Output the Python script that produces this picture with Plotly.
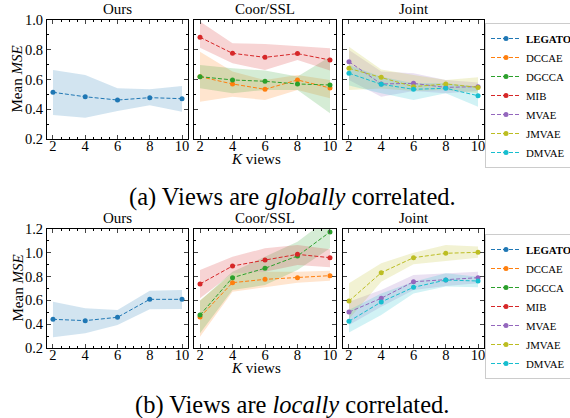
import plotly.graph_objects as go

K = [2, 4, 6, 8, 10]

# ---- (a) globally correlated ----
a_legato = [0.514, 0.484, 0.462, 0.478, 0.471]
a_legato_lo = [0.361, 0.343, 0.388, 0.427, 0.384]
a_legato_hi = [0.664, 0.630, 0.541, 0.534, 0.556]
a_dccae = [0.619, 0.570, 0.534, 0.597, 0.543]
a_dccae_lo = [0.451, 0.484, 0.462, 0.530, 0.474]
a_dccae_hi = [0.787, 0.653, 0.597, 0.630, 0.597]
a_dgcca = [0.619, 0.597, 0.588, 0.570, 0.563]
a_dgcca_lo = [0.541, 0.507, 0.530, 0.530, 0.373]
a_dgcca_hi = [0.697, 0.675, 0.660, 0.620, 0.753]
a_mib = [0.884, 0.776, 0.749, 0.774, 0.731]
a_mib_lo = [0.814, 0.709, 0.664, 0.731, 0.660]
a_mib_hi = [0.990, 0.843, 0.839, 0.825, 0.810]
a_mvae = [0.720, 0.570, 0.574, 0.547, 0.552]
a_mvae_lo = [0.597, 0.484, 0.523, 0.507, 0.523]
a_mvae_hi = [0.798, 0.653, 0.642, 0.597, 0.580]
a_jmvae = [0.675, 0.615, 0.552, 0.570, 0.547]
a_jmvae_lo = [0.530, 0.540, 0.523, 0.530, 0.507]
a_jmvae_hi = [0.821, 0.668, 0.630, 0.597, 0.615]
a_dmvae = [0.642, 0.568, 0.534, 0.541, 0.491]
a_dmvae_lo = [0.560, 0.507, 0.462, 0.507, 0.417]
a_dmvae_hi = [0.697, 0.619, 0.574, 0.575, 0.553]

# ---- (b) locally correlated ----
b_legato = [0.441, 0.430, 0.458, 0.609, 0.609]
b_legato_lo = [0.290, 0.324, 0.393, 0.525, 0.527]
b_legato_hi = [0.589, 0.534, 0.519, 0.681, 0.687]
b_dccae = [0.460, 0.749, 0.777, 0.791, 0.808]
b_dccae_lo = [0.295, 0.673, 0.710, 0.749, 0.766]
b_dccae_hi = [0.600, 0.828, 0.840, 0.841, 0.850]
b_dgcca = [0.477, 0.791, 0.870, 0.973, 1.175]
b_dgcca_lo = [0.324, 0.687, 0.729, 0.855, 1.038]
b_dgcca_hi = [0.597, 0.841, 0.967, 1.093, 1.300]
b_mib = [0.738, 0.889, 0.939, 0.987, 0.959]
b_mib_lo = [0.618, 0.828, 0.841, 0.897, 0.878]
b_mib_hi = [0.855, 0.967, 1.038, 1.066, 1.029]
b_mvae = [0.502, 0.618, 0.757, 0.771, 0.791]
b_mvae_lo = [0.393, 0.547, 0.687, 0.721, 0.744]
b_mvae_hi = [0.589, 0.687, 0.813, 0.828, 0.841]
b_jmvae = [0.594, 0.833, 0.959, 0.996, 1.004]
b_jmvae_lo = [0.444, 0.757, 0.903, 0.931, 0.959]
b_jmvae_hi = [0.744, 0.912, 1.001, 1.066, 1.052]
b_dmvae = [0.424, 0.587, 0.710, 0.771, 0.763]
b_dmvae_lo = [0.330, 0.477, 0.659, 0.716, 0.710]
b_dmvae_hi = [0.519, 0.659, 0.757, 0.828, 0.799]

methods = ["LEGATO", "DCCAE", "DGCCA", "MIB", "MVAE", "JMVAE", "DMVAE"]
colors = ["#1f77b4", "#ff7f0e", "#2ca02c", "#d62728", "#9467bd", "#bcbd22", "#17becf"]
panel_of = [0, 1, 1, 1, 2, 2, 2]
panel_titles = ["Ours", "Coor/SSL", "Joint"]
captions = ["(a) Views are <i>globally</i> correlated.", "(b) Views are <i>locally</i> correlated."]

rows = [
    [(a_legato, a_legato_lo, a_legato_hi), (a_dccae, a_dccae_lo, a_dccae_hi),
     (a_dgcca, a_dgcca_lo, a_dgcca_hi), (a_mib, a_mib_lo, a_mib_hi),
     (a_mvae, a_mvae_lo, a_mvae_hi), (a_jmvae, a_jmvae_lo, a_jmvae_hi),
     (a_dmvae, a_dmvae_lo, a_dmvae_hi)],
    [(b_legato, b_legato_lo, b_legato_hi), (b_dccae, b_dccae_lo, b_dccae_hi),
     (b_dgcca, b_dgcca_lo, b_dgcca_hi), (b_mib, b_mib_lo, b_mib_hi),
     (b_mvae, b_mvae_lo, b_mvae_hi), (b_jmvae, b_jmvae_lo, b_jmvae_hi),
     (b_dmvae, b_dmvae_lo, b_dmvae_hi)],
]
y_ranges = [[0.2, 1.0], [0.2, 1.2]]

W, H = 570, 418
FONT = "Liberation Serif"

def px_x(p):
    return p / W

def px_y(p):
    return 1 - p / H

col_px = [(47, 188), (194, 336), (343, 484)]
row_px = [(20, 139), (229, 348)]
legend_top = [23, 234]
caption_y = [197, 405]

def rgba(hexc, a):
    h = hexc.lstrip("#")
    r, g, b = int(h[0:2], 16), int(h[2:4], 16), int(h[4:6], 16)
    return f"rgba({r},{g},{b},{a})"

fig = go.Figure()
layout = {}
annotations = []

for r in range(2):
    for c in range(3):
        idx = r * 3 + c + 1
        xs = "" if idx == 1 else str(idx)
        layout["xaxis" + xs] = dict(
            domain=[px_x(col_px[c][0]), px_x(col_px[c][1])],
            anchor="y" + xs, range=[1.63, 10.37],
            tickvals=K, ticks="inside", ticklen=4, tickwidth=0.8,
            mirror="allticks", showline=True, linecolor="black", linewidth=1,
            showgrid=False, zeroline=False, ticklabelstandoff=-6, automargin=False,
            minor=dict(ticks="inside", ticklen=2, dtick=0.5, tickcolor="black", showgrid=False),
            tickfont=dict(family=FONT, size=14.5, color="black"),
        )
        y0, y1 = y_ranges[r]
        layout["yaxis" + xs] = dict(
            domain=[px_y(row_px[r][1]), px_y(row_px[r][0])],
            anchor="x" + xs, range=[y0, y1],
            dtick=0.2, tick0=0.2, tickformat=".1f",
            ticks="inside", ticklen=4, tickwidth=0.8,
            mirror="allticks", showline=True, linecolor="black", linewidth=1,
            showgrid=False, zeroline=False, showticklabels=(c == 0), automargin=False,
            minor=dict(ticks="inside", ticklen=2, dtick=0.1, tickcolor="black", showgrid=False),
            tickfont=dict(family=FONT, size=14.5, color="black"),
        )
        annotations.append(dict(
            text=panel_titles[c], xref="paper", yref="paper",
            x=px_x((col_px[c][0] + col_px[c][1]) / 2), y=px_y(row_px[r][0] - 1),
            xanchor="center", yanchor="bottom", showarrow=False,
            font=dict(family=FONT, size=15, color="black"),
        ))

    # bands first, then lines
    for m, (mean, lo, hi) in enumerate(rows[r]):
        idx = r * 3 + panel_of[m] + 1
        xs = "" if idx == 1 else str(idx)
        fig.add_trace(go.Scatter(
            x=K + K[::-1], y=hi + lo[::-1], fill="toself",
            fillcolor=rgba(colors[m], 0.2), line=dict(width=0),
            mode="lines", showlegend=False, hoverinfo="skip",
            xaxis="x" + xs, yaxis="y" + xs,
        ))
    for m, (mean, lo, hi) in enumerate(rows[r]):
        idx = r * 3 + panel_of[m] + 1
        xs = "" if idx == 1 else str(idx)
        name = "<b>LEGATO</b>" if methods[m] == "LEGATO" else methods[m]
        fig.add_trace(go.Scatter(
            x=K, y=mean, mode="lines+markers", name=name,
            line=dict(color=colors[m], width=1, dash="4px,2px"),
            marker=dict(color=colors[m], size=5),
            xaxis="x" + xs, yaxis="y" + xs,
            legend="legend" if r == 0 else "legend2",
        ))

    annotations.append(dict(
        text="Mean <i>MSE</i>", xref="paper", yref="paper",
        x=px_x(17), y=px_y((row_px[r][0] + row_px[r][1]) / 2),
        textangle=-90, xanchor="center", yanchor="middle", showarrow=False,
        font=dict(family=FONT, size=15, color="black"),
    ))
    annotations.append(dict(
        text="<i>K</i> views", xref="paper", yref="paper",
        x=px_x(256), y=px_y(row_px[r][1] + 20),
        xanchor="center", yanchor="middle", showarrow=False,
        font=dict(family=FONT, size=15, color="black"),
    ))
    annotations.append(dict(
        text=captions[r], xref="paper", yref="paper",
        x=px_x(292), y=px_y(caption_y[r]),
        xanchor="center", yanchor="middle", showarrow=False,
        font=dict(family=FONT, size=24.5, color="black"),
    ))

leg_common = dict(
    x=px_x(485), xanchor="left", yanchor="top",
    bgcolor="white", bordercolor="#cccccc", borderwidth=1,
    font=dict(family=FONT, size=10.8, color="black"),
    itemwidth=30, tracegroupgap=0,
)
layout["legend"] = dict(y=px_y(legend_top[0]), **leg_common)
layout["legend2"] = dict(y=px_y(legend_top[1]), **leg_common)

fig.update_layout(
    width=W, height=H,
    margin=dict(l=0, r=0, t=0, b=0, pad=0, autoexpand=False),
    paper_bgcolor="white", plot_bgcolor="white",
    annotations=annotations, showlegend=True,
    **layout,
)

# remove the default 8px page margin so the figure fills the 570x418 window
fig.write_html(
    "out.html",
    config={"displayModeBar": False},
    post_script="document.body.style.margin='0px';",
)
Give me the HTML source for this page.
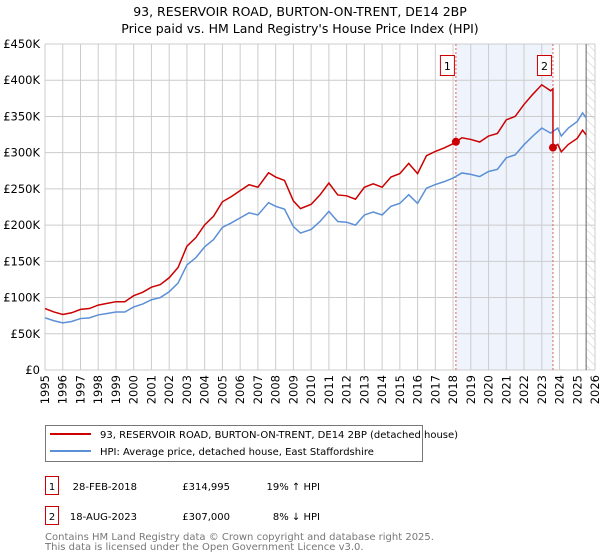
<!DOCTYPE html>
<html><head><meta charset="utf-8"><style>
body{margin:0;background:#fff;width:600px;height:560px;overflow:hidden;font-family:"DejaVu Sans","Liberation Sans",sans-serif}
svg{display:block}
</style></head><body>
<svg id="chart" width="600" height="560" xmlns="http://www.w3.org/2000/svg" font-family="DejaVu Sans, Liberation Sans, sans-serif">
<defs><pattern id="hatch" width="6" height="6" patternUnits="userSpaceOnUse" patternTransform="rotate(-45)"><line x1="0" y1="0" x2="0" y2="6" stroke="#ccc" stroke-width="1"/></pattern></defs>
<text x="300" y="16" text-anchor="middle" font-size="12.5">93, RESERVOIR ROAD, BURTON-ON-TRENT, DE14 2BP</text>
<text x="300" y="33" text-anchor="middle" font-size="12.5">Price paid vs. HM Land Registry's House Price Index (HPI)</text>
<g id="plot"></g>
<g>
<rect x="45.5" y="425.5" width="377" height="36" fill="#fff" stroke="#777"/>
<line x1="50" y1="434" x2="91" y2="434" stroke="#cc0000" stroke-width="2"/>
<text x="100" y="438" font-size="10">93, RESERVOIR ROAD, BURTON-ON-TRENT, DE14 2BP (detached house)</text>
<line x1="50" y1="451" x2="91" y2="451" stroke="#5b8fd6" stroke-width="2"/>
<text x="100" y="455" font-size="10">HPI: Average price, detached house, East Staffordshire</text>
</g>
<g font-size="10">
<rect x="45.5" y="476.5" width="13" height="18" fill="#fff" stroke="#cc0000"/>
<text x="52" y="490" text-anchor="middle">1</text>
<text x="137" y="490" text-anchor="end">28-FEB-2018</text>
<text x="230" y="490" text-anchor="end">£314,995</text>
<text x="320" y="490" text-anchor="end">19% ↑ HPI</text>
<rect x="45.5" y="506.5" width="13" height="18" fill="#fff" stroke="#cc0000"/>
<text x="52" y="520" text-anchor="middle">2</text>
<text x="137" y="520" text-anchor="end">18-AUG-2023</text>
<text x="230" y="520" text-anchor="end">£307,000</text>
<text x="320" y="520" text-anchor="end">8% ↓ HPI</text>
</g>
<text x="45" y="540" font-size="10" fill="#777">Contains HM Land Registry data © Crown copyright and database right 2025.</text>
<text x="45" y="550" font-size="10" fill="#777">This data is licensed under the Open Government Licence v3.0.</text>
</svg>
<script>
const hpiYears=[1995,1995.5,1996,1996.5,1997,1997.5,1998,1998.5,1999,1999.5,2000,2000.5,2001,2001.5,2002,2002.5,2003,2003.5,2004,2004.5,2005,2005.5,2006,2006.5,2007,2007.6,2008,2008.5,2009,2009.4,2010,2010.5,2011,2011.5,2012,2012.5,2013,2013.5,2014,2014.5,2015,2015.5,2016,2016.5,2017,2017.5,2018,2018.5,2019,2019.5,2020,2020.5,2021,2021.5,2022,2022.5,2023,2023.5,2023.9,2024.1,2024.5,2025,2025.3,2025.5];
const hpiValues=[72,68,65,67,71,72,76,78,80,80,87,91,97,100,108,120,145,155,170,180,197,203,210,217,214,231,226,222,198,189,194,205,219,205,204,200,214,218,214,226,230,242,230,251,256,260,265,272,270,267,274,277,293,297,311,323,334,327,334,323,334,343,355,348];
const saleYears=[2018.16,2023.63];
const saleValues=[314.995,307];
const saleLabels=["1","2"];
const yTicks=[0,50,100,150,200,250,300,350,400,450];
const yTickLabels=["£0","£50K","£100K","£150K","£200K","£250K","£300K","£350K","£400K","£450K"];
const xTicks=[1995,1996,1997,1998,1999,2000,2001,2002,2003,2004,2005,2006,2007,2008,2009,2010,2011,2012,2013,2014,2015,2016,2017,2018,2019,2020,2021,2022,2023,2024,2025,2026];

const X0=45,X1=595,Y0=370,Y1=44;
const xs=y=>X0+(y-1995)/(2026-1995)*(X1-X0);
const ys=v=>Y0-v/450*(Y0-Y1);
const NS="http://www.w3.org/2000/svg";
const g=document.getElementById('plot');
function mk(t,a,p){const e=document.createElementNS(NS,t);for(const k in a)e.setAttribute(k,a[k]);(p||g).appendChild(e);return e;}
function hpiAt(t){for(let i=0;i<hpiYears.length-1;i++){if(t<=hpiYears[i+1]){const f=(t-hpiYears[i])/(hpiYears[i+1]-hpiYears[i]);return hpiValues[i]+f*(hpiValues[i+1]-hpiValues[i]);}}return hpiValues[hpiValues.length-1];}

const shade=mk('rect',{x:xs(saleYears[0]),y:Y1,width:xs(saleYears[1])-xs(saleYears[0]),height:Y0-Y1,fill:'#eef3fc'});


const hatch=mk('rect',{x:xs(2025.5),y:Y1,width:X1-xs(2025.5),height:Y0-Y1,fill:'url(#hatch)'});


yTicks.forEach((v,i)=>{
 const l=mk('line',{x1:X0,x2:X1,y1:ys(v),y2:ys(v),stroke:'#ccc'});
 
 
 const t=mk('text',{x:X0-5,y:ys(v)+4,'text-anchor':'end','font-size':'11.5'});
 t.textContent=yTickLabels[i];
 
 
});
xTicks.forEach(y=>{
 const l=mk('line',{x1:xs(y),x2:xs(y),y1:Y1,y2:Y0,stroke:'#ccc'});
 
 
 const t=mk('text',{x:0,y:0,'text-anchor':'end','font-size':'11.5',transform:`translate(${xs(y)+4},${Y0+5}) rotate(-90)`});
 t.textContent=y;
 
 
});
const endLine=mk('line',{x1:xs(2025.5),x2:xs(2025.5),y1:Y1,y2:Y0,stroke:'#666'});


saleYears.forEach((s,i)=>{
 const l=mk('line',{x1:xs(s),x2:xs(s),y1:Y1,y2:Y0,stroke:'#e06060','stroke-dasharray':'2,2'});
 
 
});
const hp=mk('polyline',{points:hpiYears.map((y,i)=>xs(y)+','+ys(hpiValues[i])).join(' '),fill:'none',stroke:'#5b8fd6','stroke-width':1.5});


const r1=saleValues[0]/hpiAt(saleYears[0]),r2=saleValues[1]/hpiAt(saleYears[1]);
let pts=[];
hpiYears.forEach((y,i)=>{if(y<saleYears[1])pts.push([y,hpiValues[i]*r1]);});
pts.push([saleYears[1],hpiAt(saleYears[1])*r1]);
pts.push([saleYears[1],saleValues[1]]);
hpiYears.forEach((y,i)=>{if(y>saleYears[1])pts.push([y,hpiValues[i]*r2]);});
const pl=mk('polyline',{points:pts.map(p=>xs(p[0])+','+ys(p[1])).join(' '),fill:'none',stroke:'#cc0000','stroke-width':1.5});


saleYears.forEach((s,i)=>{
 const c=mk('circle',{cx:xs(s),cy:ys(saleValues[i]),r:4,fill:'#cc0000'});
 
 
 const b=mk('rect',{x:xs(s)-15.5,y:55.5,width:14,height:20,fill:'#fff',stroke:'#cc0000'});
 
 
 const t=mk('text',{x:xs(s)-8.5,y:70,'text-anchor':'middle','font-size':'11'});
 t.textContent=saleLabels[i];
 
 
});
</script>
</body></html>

# [Exercise objective]
Take the material above from its first line through the line holding "a_dmvae_hi = [0.697, 0.619, 0.574, 0.575, 0.553]" and set it down exactly, without the pictures.

# [Task output]
Output the Python script that produces this picture with Plotly.
import plotly.graph_objects as go

K = [2, 4, 6, 8, 10]

# ---- (a) globally correlated ----
a_legato = [0.514, 0.484, 0.462, 0.478, 0.471]
a_legato_lo = [0.361, 0.343, 0.388, 0.427, 0.384]
a_legato_hi = [0.664, 0.630, 0.541, 0.534, 0.556]
a_dccae = [0.619, 0.570, 0.534, 0.597, 0.543]
a_dccae_lo = [0.451, 0.484, 0.462, 0.530, 0.474]
a_dccae_hi = [0.787, 0.653, 0.597, 0.630, 0.597]
a_dgcca = [0.619, 0.597, 0.588, 0.570, 0.563]
a_dgcca_lo = [0.541, 0.507, 0.530, 0.530, 0.373]
a_dgcca_hi = [0.697, 0.675, 0.660, 0.620, 0.753]
a_mib = [0.884, 0.776, 0.749, 0.774, 0.731]
a_mib_lo = [0.814, 0.709, 0.664, 0.731, 0.660]
a_mib_hi = [0.990, 0.843, 0.839, 0.825, 0.810]
a_mvae = [0.720, 0.570, 0.574, 0.547, 0.552]
a_mvae_lo = [0.597, 0.484, 0.523, 0.507, 0.523]
a_mvae_hi = [0.798, 0.653, 0.642, 0.597, 0.580]
a_jmvae = [0.675, 0.615, 0.552, 0.570, 0.547]
a_jmvae_lo = [0.530, 0.540, 0.523, 0.530, 0.507]
a_jmvae_hi = [0.821, 0.668, 0.630, 0.597, 0.615]
a_dmvae = [0.642, 0.568, 0.534, 0.541, 0.491]
a_dmvae_lo = [0.560, 0.507, 0.462, 0.507, 0.417]
a_dmvae_hi = [0.697, 0.619, 0.574, 0.575, 0.553]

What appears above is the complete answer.